* Task brief:
Output the material below in its entirety, exactly as given.
----
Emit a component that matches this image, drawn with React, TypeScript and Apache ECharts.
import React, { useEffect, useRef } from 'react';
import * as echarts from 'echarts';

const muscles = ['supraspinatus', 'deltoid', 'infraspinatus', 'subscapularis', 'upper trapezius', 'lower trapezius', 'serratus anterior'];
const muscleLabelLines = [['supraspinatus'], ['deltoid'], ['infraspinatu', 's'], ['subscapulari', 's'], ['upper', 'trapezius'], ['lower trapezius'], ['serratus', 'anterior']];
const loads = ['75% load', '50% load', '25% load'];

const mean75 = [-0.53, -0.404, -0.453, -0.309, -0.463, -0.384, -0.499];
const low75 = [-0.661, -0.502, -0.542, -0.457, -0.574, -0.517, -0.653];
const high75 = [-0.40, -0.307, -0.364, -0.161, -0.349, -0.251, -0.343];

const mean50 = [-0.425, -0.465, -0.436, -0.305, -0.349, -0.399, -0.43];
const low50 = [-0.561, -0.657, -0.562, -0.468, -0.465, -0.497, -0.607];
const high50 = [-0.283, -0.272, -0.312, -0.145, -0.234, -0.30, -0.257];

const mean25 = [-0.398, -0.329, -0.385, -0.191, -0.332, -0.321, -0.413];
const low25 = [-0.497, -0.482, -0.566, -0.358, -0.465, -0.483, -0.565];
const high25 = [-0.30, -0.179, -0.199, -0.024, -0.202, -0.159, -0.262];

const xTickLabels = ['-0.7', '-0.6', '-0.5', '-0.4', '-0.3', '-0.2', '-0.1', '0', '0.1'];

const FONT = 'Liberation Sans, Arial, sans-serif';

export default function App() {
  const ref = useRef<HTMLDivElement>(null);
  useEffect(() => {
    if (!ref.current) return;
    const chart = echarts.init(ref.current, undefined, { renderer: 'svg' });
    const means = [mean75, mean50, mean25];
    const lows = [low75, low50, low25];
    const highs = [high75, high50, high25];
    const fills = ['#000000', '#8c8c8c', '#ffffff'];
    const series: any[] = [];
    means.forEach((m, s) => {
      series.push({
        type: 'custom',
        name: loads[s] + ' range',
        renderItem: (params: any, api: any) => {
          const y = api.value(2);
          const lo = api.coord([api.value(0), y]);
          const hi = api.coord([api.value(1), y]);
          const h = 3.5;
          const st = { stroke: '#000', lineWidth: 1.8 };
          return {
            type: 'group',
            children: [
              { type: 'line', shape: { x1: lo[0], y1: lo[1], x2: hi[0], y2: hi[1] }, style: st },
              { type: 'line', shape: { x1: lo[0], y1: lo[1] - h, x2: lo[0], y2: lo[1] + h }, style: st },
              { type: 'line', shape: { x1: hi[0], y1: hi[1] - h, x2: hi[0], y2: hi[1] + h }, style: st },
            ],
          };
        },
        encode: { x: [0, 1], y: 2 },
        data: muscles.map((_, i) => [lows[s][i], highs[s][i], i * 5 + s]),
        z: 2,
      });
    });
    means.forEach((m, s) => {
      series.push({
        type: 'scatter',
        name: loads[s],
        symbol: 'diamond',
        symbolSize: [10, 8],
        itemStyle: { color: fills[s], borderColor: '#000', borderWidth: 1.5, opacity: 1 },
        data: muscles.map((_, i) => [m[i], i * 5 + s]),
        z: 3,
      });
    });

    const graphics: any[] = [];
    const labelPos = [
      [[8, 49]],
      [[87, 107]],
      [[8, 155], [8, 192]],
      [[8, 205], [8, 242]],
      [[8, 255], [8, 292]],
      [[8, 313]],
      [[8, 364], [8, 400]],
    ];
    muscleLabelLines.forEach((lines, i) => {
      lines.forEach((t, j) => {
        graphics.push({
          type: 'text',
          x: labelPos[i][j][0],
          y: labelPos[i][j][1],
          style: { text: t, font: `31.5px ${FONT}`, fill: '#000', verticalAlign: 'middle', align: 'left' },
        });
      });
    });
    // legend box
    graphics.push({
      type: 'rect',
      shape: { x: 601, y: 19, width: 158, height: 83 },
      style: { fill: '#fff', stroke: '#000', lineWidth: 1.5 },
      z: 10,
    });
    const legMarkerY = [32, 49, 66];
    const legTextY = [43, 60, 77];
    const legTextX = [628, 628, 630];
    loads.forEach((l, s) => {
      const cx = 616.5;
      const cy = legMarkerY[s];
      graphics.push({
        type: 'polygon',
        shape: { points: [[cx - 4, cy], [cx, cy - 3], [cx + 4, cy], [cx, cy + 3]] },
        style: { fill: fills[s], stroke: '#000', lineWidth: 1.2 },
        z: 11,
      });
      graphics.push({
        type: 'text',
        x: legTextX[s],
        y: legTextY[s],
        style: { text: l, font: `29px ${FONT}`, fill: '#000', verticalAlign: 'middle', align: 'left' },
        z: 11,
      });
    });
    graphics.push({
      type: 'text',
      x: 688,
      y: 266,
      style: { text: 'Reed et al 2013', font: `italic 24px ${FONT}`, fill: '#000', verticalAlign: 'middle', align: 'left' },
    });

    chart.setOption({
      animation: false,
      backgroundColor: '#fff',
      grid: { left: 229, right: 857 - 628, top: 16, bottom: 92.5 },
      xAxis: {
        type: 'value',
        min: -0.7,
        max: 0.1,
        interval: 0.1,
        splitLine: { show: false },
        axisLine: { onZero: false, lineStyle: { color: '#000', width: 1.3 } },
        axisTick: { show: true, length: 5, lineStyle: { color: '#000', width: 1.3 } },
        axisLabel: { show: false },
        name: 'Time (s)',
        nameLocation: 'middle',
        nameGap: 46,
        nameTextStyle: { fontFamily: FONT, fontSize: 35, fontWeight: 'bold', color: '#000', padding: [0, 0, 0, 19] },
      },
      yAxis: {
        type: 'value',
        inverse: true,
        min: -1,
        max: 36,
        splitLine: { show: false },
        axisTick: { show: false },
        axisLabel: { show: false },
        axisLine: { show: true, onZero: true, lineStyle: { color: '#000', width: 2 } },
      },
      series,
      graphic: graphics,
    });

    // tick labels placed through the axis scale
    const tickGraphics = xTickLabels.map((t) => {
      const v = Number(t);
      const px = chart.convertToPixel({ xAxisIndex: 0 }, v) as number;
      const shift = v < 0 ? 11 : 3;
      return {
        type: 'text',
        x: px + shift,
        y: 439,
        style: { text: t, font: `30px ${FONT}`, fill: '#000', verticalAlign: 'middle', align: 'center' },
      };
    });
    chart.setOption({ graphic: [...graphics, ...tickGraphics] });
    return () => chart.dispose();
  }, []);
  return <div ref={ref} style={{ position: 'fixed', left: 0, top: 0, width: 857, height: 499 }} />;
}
----
* Answer to this task:
Emit a component that matches this image, drawn with React, TypeScript and Apache ECharts.
import React, { useEffect, useRef } from 'react';
import * as echarts from 'echarts';

const muscles = ['supraspinatus', 'deltoid', 'infraspinatus', 'subscapularis', 'upper trapezius', 'lower trapezius', 'serratus anterior'];
const muscleLabelLines = [['supraspinatus'], ['deltoid'], ['infraspinatu', 's'], ['subscapulari', 's'], ['upper', 'trapezius'], ['lower trapezius'], ['serratus', 'anterior']];
const loads = ['75% load', '50% load', '25% load'];

const mean75 = [-0.53, -0.404, -0.453, -0.309, -0.463, -0.384, -0.499];
const low75 = [-0.661, -0.502, -0.542, -0.457, -0.574, -0.517, -0.653];
const high75 = [-0.40, -0.307, -0.364, -0.161, -0.349, -0.251, -0.343];

const mean50 = [-0.425, -0.465, -0.436, -0.305, -0.349, -0.399, -0.43];
const low50 = [-0.561, -0.657, -0.562, -0.468, -0.465, -0.497, -0.607];
const high50 = [-0.283, -0.272, -0.312, -0.145, -0.234, -0.30, -0.257];

const mean25 = [-0.398, -0.329, -0.385, -0.191, -0.332, -0.321, -0.413];
const low25 = [-0.497, -0.482, -0.566, -0.358, -0.465, -0.483, -0.565];
const high25 = [-0.30, -0.179, -0.199, -0.024, -0.202, -0.159, -0.262];

const xTickLabels = ['-0.7', '-0.6', '-0.5', '-0.4', '-0.3', '-0.2', '-0.1', '0', '0.1'];

const FONT = 'Liberation Sans, Arial, sans-serif';

export default function App() {
  const ref = useRef<HTMLDivElement>(null);
  useEffect(() => {
    if (!ref.current) return;
    const chart = echarts.init(ref.current, undefined, { renderer: 'svg' });
    const means = [mean75, mean50, mean25];
    const lows = [low75, low50, low25];
    const highs = [high75, high50, high25];
    const fills = ['#000000', '#8c8c8c', '#ffffff'];
    const series: any[] = [];
    means.forEach((m, s) => {
      series.push({
        type: 'custom',
        name: loads[s] + ' range',
        renderItem: (params: any, api: any) => {
          const y = api.value(2);
          const lo = api.coord([api.value(0), y]);
          const hi = api.coord([api.value(1), y]);
          const h = 3.5;
          const st = { stroke: '#000', lineWidth: 1.8 };
          return {
            type: 'group',
            children: [
              { type: 'line', shape: { x1: lo[0], y1: lo[1], x2: hi[0], y2: hi[1] }, style: st },
              { type: 'line', shape: { x1: lo[0], y1: lo[1] - h, x2: lo[0], y2: lo[1] + h }, style: st },
              { type: 'line', shape: { x1: hi[0], y1: hi[1] - h, x2: hi[0], y2: hi[1] + h }, style: st },
            ],
          };
        },
        encode: { x: [0, 1], y: 2 },
        data: muscles.map((_, i) => [lows[s][i], highs[s][i], i * 5 + s]),
        z: 2,
      });
    });
    means.forEach((m, s) => {
      series.push({
        type: 'scatter',
        name: loads[s],
        symbol: 'diamond',
        symbolSize: [10, 8],
        itemStyle: { color: fills[s], borderColor: '#000', borderWidth: 1.5, opacity: 1 },
        data: muscles.map((_, i) => [m[i], i * 5 + s]),
        z: 3,
      });
    });

    const graphics: any[] = [];
    const labelPos = [
      [[8, 49]],
      [[87, 107]],
      [[8, 155], [8, 192]],
      [[8, 205], [8, 242]],
      [[8, 255], [8, 292]],
      [[8, 313]],
      [[8, 364], [8, 400]],
    ];
    muscleLabelLines.forEach((lines, i) => {
      lines.forEach((t, j) => {
        graphics.push({
          type: 'text',
          x: labelPos[i][j][0],
          y: labelPos[i][j][1],
          style: { text: t, font: `31.5px ${FONT}`, fill: '#000', verticalAlign: 'middle', align: 'left' },
        });
      });
    });
    // legend box
    graphics.push({
      type: 'rect',
      shape: { x: 601, y: 19, width: 158, height: 83 },
      style: { fill: '#fff', stroke: '#000', lineWidth: 1.5 },
      z: 10,
    });
    const legMarkerY = [32, 49, 66];
    const legTextY = [43, 60, 77];
    const legTextX = [628, 628, 630];
    loads.forEach((l, s) => {
      const cx = 616.5;
      const cy = legMarkerY[s];
      graphics.push({
        type: 'polygon',
        shape: { points: [[cx - 4, cy], [cx, cy - 3], [cx + 4, cy], [cx, cy + 3]] },
        style: { fill: fills[s], stroke: '#000', lineWidth: 1.2 },
        z: 11,
      });
      graphics.push({
        type: 'text',
        x: legTextX[s],
        y: legTextY[s],
        style: { text: l, font: `29px ${FONT}`, fill: '#000', verticalAlign: 'middle', align: 'left' },
        z: 11,
      });
    });
    graphics.push({
      type: 'text',
      x: 688,
      y: 266,
      style: { text: 'Reed et al 2013', font: `italic 24px ${FONT}`, fill: '#000', verticalAlign: 'middle', align: 'left' },
    });

    chart.setOption({
      animation: false,
      backgroundColor: '#fff',
      grid: { left: 229, right: 857 - 628, top: 16, bottom: 92.5 },
      xAxis: {
        type: 'value',
        min: -0.7,
        max: 0.1,
        interval: 0.1,
        splitLine: { show: false },
        axisLine: { onZero: false, lineStyle: { color: '#000', width: 1.3 } },
        axisTick: { show: true, length: 5, lineStyle: { color: '#000', width: 1.3 } },
        axisLabel: { show: false },
        name: 'Time (s)',
        nameLocation: 'middle',
        nameGap: 46,
        nameTextStyle: { fontFamily: FONT, fontSize: 35, fontWeight: 'bold', color: '#000', padding: [0, 0, 0, 19] },
      },
      yAxis: {
        type: 'value',
        inverse: true,
        min: -1,
        max: 36,
        splitLine: { show: false },
        axisTick: { show: false },
        axisLabel: { show: false },
        axisLine: { show: true, onZero: true, lineStyle: { color: '#000', width: 2 } },
      },
      series,
      graphic: graphics,
    });

    // tick labels placed through the axis scale
    const tickGraphics = xTickLabels.map((t) => {
      const v = Number(t);
      const px = chart.convertToPixel({ xAxisIndex: 0 }, v) as number;
      const shift = v < 0 ? 11 : 3;
      return {
        type: 'text',
        x: px + shift,
        y: 439,
        style: { text: t, font: `30px ${FONT}`, fill: '#000', verticalAlign: 'middle', align: 'center' },
      };
    });
    chart.setOption({ graphic: [...graphics, ...tickGraphics] });
    return () => chart.dispose();
  }, []);
  return <div ref={ref} style={{ position: 'fixed', left: 0, top: 0, width: 857, height: 499 }} />;
}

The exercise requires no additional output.